Replication of a result would increase our confidence in the finding. The extent to which a published finding affords a second scientist to repeat the steps to achieve the result is called reproducibility. Reproducibility, in that it allows for repeated testing of an interesting question to validate knowledge about the world, is a foundation of science. While the original research can be an arduous task, often the culmination of years of work and committment, attemps to reproduce a series of methods to assess if the finding replicates is equally challenging. The researcher must minimally have enough documentation to describe the original data and detailed methods to put together an equivalent experiment. A comparable computational environment must then be used to look for evidence to assert or reject the original hypothesis.

Unfortunately, many scientists are not able to provide the minimum product to allow others to reproduce their work. It could be an issue of time - the modern scientist is burdened with writing grants, managing staff, and fighting for tenure. It could be an issue of education. Graduate school training is heavily focused on a particular domain of interest, and developing skills to learn to program, use version control, and test is outside the scope of the program. It might also be entirely infeasible. If the experiments were run on a particular supercomputer and/or with a custom software stack, it is a non trivial task to provide that environment to others. The inability to easily share environments and software serves as a direct threat to scientific reproducibility.

Citation

Sochat V, Prybol CJ, Kurtzer GM (2017)
Enhancing reproducibility in scientific computing: Metrics and registry for Singularity containers.
PLoS ONE 12(11): e0188511. https://doi.org/10.1371/journal.pone.0188511

Encapsulation of Environments with Containers

The idea that the entire software stack, including libraries and specific versions of dependencies, could be put into a container and shared offered promise to help this problem. Linux containers, which can be thought of as encapsulated environments that host their own operating systems, software, and flie contents, were a deal breaker when coming onto the scene in early 2015. Like Virtual Machines, containers can make it easy to run a newer software stack on an older host, or to package up all the necessary software to run a scientific experiment, and have confidence that when sharing the container, it will run without a hitch. In early 2015, an early player on the scene, an enterprise container solution called Docker, started to be embraced by the scientific community. Docker containers were ideal for enterprise deployments, but posed huge security hazards if installed on a shared resource.

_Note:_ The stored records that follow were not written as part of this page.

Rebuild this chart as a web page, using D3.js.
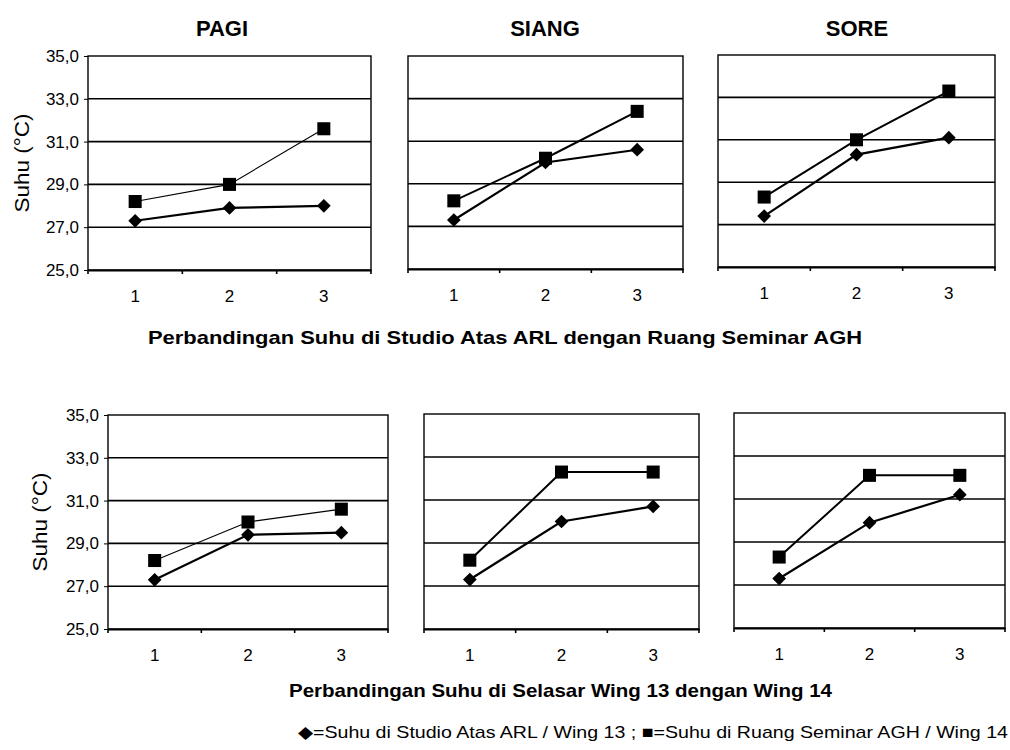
<!DOCTYPE html>
<html>
<head>
<meta charset="utf-8">
<script src="https://cdn.jsdelivr.net/npm/d3@7"></script>
<style>
  body { margin: 0; background: #fff; }
  svg { display: block; font-family: "Liberation Sans", Arial, sans-serif; }
</style>
</head>
<body>
<div id="chart"></div>
<script>
// Daten
const categories = ["1", "2", "3"];
const yTicks = [25, 27, 29, 31, 33, 35];
const periods = ["PAGI", "SIANG", "SORE"];

// oben: Studio Atas ARL (Raute) vs Ruang Seminar AGH (Quadrat)
const arlPagi = [27.3, 27.9, 28.0];
const aghPagi = [28.2, 29.0, 31.6];
const arlSiang = [27.3, 30.0, 30.6];
const aghSiang = [28.2, 30.2, 32.4];
const arlSore = [27.4, 30.3, 31.1];
const aghSore = [28.3, 31.0, 33.3];

// unten: Selasar Wing 13 (Raute) vs Wing 14 (Quadrat)
const wing13Pagi = [27.3, 29.4, 29.5];
const wing14Pagi = [28.2, 30.0, 30.6];
const wing13Siang = [27.3, 30.0, 30.7];
const wing14Siang = [28.2, 32.3, 32.3];
const wing13Sore = [27.3, 29.9, 31.2];
const wing14Sore = [28.3, 32.1, 32.1];

const titleTop = "Perbandingan Suhu di Studio Atas ARL dengan Ruang Seminar AGH";
const titleBottom = "Perbandingan Suhu di Selasar Wing 13 dengan Wing 14";
const legendText = "\u25C6=Suhu di Studio Atas ARL / Wing 13 ; \u25A0=Suhu di Ruang Seminar AGH / Wing 14";

// Panels (Layout)
const panels = [
  { box: [88, 371, 56, 270], a: arlPagi, b: aghPagi, yAxis: true, thinB: true, labelX: 22 },
  { box: [408, 683, 56, 269], a: arlSiang, b: aghSiang },
  { box: [718, 995, 55, 267], a: arlSore, b: aghSore },
  { box: [108, 388, 415, 629], a: wing13Pagi, b: wing14Pagi, yAxis: true, thinB: true, labelX: 40 },
  { box: [424, 699, 414, 629], a: wing13Siang, b: wing14Siang },
  { box: [734, 1005, 413, 628], a: wing13Sore, b: wing14Sore },
];

const svg = d3.select("#chart").append("svg")
  .attr("width", 1010)
  .attr("height", 750);

panels.forEach((p, pi) => {
  const [x0, x1, y0, y1] = p.box;
  const x = d3.scaleBand().domain(categories).range([x0, x1]);
  const y = d3.scaleLinear().domain([25, 35]).range([y1, y0]);
  const g = svg.append("g");

  // Gitterlinien
  g.selectAll("line.grid")
    .data(yTicks.slice(1, -1))
    .join("line")
    .attr("x1", x0).attr("x2", x1)
    .attr("y1", d => y(d)).attr("y2", d => y(d))
    .attr("stroke", "#000").attr("stroke-width", 1.6);

  // Rahmen
  g.append("rect")
    .attr("x", x0).attr("y", y0)
    .attr("width", x1 - x0).attr("height", y1 - y0)
    .attr("fill", "none").attr("stroke", "#000").attr("stroke-width", 1.4);

  // x-Achse
  const xAxis = d3.axisBottom(x).tickSize(0).tickPadding(20);
  const ax = g.append("g").attr("transform", `translate(0,${y1})`).call(xAxis)
    .attr("font-family", null);
  ax.select(".domain").attr("stroke-width", 2);
  ax.selectAll(".tick text").style("font-size", "17px").attr("fill", "#000");
  g.selectAll("line.xt")
    .data(categories.concat([null]))
    .join("line")
    .attr("x1", (d, i) => d ? x(d) : x1)
    .attr("x2", (d, i) => d ? x(d) : x1)
    .attr("y1", y1).attr("y2", y1 + 4)
    .attr("stroke", "#000").attr("stroke-width", 1.6);

  if (p.yAxis) {
    const yAxis = d3.axisLeft(y).tickValues(yTicks).tickSize(4).tickPadding(5)
      .tickFormat(d => d3.format(".1f")(d).replace(".", ","));
    const ay = g.append("g").attr("transform", `translate(${x0},0)`).call(yAxis)
      .attr("font-family", null);
    ay.select(".domain").remove();
    ay.selectAll("text").style("font-size", "17px").attr("fill", "#000");
    g.append("text")
      .attr("transform", `translate(${p.labelX},${(y0 + y1) / 2}) rotate(-90)`)
      .attr("text-anchor", "middle")
      .attr("dy", "0.35em")
      .attr("font-size", 20)
      .attr("textLength", 99)
      .attr("lengthAdjust", "spacingAndGlyphs")
      .text("Suhu (\u00B0C)");
  }

  const cx = d => x(d) + x.bandwidth() / 2;
  const line = d3.line().x((d, i) => cx(categories[i])).y(d => y(d));

  g.append("path").datum(p.b)
    .attr("d", line).attr("fill", "none")
    .attr("stroke", "#000").attr("stroke-width", p.thinB ? 1.1 : 2);
  g.append("path").datum(p.a)
    .attr("d", line).attr("fill", "none")
    .attr("stroke", "#000").attr("stroke-width", 2.2);

  g.selectAll("path.sq")
    .data(p.b)
    .join("path")
    .attr("d", d3.symbol(d3.symbolSquare, 170))
    .attr("transform", (d, i) => `translate(${cx(categories[i])},${y(d)})`)
    .attr("fill", "#000");
  g.selectAll("path.dm")
    .data(p.a)
    .join("path")
    .attr("d", d3.symbol(d3.symbolDiamond2, 120))
    .attr("transform", (d, i) => `translate(${cx(categories[i])},${y(d)})`)
    .attr("fill", "#000");
});

// Titel
const titleX = [222, 545, 857];
svg.selectAll("text.period")
  .data(periods)
  .join("text")
  .attr("x", (d, i) => titleX[i])
  .attr("y", 36)
  .attr("text-anchor", "middle")
  .attr("font-size", 22)
  .attr("font-weight", "bold")
  .text(d => d);

svg.append("text")
  .attr("x", 148).attr("y", 344)
  .attr("font-size", 19).attr("font-weight", "bold")
  .attr("textLength", 714)
  .attr("lengthAdjust", "spacingAndGlyphs")
  .text(titleTop);

svg.append("text")
  .attr("x", 289).attr("y", 697)
  .attr("font-size", 19).attr("font-weight", "bold")
  .attr("textLength", 543)
  .attr("lengthAdjust", "spacingAndGlyphs")
  .text(titleBottom);

svg.append("text")
  .attr("x", 298).attr("y", 738)
  .attr("font-size", 17)
  .attr("textLength", 710)
  .attr("lengthAdjust", "spacingAndGlyphs")
  .text(legendText);
</script>
</body>
</html>
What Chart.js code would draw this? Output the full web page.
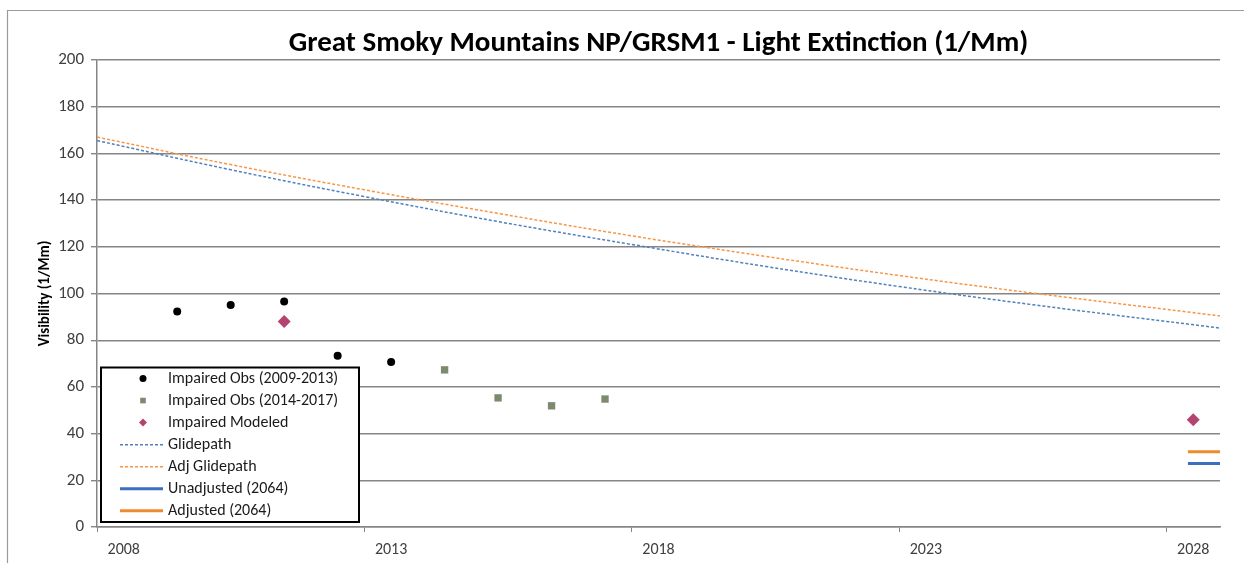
<!DOCTYPE html>
<html>
<head>
<meta charset="utf-8">
<script src="https://cdn.jsdelivr.net/npm/chart.js@4/dist/chart.umd.min.js"></script>
<style>
  html, body { margin: 0; padding: 0; background: #ffffff; }
  #wrap { width: 1244px; height: 566px; position: relative; }
  canvas { display: block; }
</style>
</head>
<body>
<div id="wrap"><canvas id="c" width="1244" height="566"></canvas></div>
<script>
// ---------------- DATA ----------------
const chartTitle = "Great Smoky Mountains NP/GRSM1 - Light Extinction (1/Mm)";
const yAxisTitle = "Visibility (1/Mm)";
const xTickYears = [2008, 2013, 2018, 2023, 2028];

const obsYears1 = [2009, 2010, 2011, 2012, 2013];
const obsVals1  = [92.3, 95.1, 96.6, 73.3, 70.7];

const obsYears2 = [2014, 2015, 2016, 2017];
const obsVals2  = [67.3, 55.3, 51.9, 54.8];

const modeledYears = [2011, 2028];
const modeledVals  = [88.0, 45.9];

const glideYears    = [2007.5, 2010, 2012.5, 2015, 2017.5, 2020, 2022.5, 2025, 2028.5];
const glideVals     = [165.5, 153.0, 141.5, 130.8, 121.0, 111.6, 103.0, 95.2, 85.2];
const adjGlideVals  = [167.0, 155.2, 144.4, 134.3, 124.7, 115.9, 107.7, 100.2, 90.4];

const endYears   = [2027.9, 2028.5];
const unadjVals  = [27.2, 27.2];
const adjVals    = [32.2, 32.2];

const seriesLabels = [
  "Impaired Obs (2009-2013)",
  "Impaired Obs (2014-2017)",
  "Impaired Modeled",
  "Glidepath",
  "Adj Glidepath",
  "Unadjusted (2064)",
  "Adjusted (2064)"
];

// ---------------- STYLE ----------------
const FONT = "Carlito, 'Liberation Sans Narrow', 'Open Sans', sans-serif";
const C_BLACK = "#000000";
const C_GREEN = "#7d8a70";
const C_MODEL = "#b4436f";
const C_GLIDE = "#4f81bd";
const C_ADJGLIDE = "#f79646";
const C_UNADJ = "#3d6fbf";
const C_ADJ = "#ef8a2f";
const C_GRID = "#858585";

function pts(xs, ys) { return xs.map((x, i) => ({ x: x, y: ys[i] })); }

const datasets = [
  { label: seriesLabels[0], data: pts(obsYears1, obsVals1), showLine: false,
    pointStyle: 'circle', pointRadius: 4, backgroundColor: C_BLACK, borderColor: C_BLACK, borderWidth: 0,
    _lg: { kind: 'circle', r: 3.5 } },
  { label: seriesLabels[1], data: pts(obsYears2, obsVals2), showLine: false,
    pointStyle: 'rect', pointRadius: 5.2, backgroundColor: C_GREEN, borderColor: C_GREEN, borderWidth: 0,
    _lg: { kind: 'rect', r: 2.8 } },
  { label: seriesLabels[2], data: pts(modeledYears, modeledVals), showLine: false,
    pointStyle: 'rectRot', pointRadius: 6.5, backgroundColor: C_MODEL, borderColor: C_MODEL, borderWidth: 0,
    _lg: { kind: 'diamond', r: 4 } },
  { label: seriesLabels[3], data: pts(glideYears, glideVals), showLine: true, tension: 0.4,
    pointRadius: 0, borderColor: C_GLIDE, borderWidth: 1.5, borderDash: [3, 2],
    _lg: { kind: 'dash' } },
  { label: seriesLabels[4], data: pts(glideYears, adjGlideVals), showLine: true, tension: 0.4,
    pointRadius: 0, borderColor: C_ADJGLIDE, borderWidth: 1.5, borderDash: [3, 2],
    _lg: { kind: 'dash' } },
  { label: seriesLabels[5], data: pts(endYears, unadjVals), showLine: true,
    pointRadius: 0, borderColor: C_UNADJ, borderWidth: 3,
    _lg: { kind: 'line' } },
  { label: seriesLabels[6], data: pts(endYears, adjVals), showLine: true,
    pointRadius: 0, borderColor: C_ADJ, borderWidth: 3,
    _lg: { kind: 'line' } }
];

// background + outer frame
const framePlugin = {
  id: 'frame',
  beforeDraw(chart) {
    const ctx = chart.ctx;
    ctx.save();
    ctx.fillStyle = '#ffffff';
    ctx.fillRect(0, 0, chart.width, chart.height);
    ctx.strokeStyle = '#9a9a9a';
    ctx.lineWidth = 1.2;
    ctx.beginPath();
    ctx.moveTo(7.5, 563);
    ctx.lineTo(7.5, 10.5);
    ctx.lineTo(chart.width, 10.5);
    ctx.stroke();
    ctx.restore();
  }
};

// legend drawn inside the plot area (bottom-left), like the original
const boxLegend = {
  id: 'boxLegend',
  afterDatasetsDraw(chart) {
    const ctx = chart.ctx;
    const L = { x1: 101, y1: 367.5, x2: 359, y2: 522, markerX: 143, lineX1: 120, lineX2: 163, textX: 168, firstY: 378.5, step: 22.05 };
    ctx.save();
    ctx.fillStyle = '#ffffff';
    ctx.fillRect(L.x1, L.y1, L.x2 - L.x1, L.y2 - L.y1);
    ctx.strokeStyle = '#000000';
    ctx.lineWidth = 2;
    ctx.strokeRect(L.x1, L.y1, L.x2 - L.x1, L.y2 - L.y1);
    chart.data.datasets.forEach((ds, i) => {
      const y = L.firstY + i * L.step;
      const lg = ds._lg;
      ctx.save();
      if (lg.kind === 'circle') {
        ctx.fillStyle = ds.backgroundColor;
        ctx.beginPath(); ctx.arc(L.markerX, y, lg.r, 0, Math.PI * 2); ctx.fill();
      } else if (lg.kind === 'rect') {
        ctx.fillStyle = ds.backgroundColor;
        ctx.fillRect(L.markerX - lg.r, y - lg.r, lg.r * 2, lg.r * 2);
      } else if (lg.kind === 'diamond') {
        ctx.fillStyle = ds.backgroundColor;
        ctx.beginPath();
        ctx.moveTo(L.markerX, y - lg.r); ctx.lineTo(L.markerX + lg.r, y);
        ctx.lineTo(L.markerX, y + lg.r); ctx.lineTo(L.markerX - lg.r, y);
        ctx.closePath(); ctx.fill();
      } else {
        ctx.strokeStyle = ds.borderColor;
        ctx.lineWidth = ds.borderWidth;
        if (ds.borderDash) ctx.setLineDash(ds.borderDash);
        ctx.beginPath(); ctx.moveTo(L.lineX1, y); ctx.lineTo(L.lineX2, y); ctx.stroke();
      }
      ctx.restore();
      ctx.fillStyle = '#1a1a1a';
      ctx.font = "16px " + FONT;
      ctx.textBaseline = 'middle';
      ctx.textAlign = 'left';
      ctx.fillText(ds.label, L.textX, y + 0.5);
    });
    ctx.restore();
  }
};

const chart = new Chart(document.getElementById('c'), {
  type: 'scatter',
  data: { datasets: datasets },
  options: {
    responsive: false,
    animation: false,
    devicePixelRatio: 1,
    layout: { padding: { left: 0, right: 24, top: 0, bottom: 0 } },
    plugins: {
      legend: { display: false },
      tooltip: { enabled: false },
      title: {
        display: true,
        text: chartTitle,
        fullSize: false,
        color: '#000000',
        font: { family: FONT, size: 29, weight: 'bold', lineHeight: 1.1 },
        padding: { top: 28, bottom: 0.1 }
      }
    },
    scales: {
      x: {
        type: 'linear',
        min: 2007.5,
        max: 2028.5,
        afterBuildTicks(scale) {
          scale.ticks = xTickYears.map(v => ({ value: v - 0.5 }));
        },
        afterFit(scale) { scale.height = 39; },
        grid: { drawOnChartArea: false, drawTicks: true, tickLength: 5, color: C_GRID, lineWidth: 1 },
        border: { display: true, color: C_GRID, width: 1.5 },
        ticks: {
          autoSkip: false,
          maxRotation: 0,
          labelOffset: 26.74,
          padding: 8,
          color: '#404040',
          font: { family: FONT, size: 16 },
          callback: (v) => String(Math.round(v + 0.5))
        }
      },
      y: {
        min: 0,
        max: 200,
        afterFit(scale) { scale.width = 97; },
        grid: { color: C_GRID, lineWidth: 1.4, tickLength: 6, drawTicks: true },
        border: { display: true, color: C_GRID, width: 1.5 },
        ticks: {
          stepSize: 20,
          padding: 7,
          color: '#404040',
          font: { family: FONT, size: 17 }
        },
        title: {
          display: true,
          text: yAxisTitle,
          color: '#000000',
          font: { family: FONT, size: 15, weight: 'bold', lineHeight: 1.2 },
          padding: { top: 36, bottom: 0 }
        }
      }
    }
  },
  plugins: [framePlugin, boxLegend]
});
</script>
</body>
</html>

It wasn’t until the introduction of the Singularity software that these workflows could be securely deployed on local cluster resources. For the first time, scientists could package up all of the software and libraries needed for their research, and deliver a complete package for a second scientist to reproduce the work. Singularity took the high performance computing world by storm, securing several awards and press releases, and within a year being installed at over 45 super computing centers across the globe.

Terms

Let’s now talk about some commonly used terms.

collections

Each container image (eg, shub://fishman/snacks) is actually a set of images called a collection.

Within a collection you might have different tags or versions for images. For example:

milkshake/banana:pudding
milkshake/chocolate:pudding
milkshake/vanilla:pudding

All of these images are derivations of milkshake, and so we find them in the same collection. I chose above to change the name of the container and maintain the same tag, you could of course have more granular detail, different versions of the same container:

milkshake/banana:v1.0
milkshake/banana:v2.0

Labels

A label is an important piece of metadata (such as version, creator, or build variables) that is carried with a container to help understand it’s generation, and organize it. When you create a Singularity image, you might bootstrap from Docker, and or add a “labels” section to your build definition:

%labels
MAINTAINER vanessasaur

Topic Tags

Topic tags are a way for users to describe containers. Singularity Hub grabs topic tags directly from the GitHub repository from where it was built.

Favorites

Do you have a favorite collection? You can star it! Each Singularity Registry keeps track of the number of downloads (pull) of the containers, along with stars!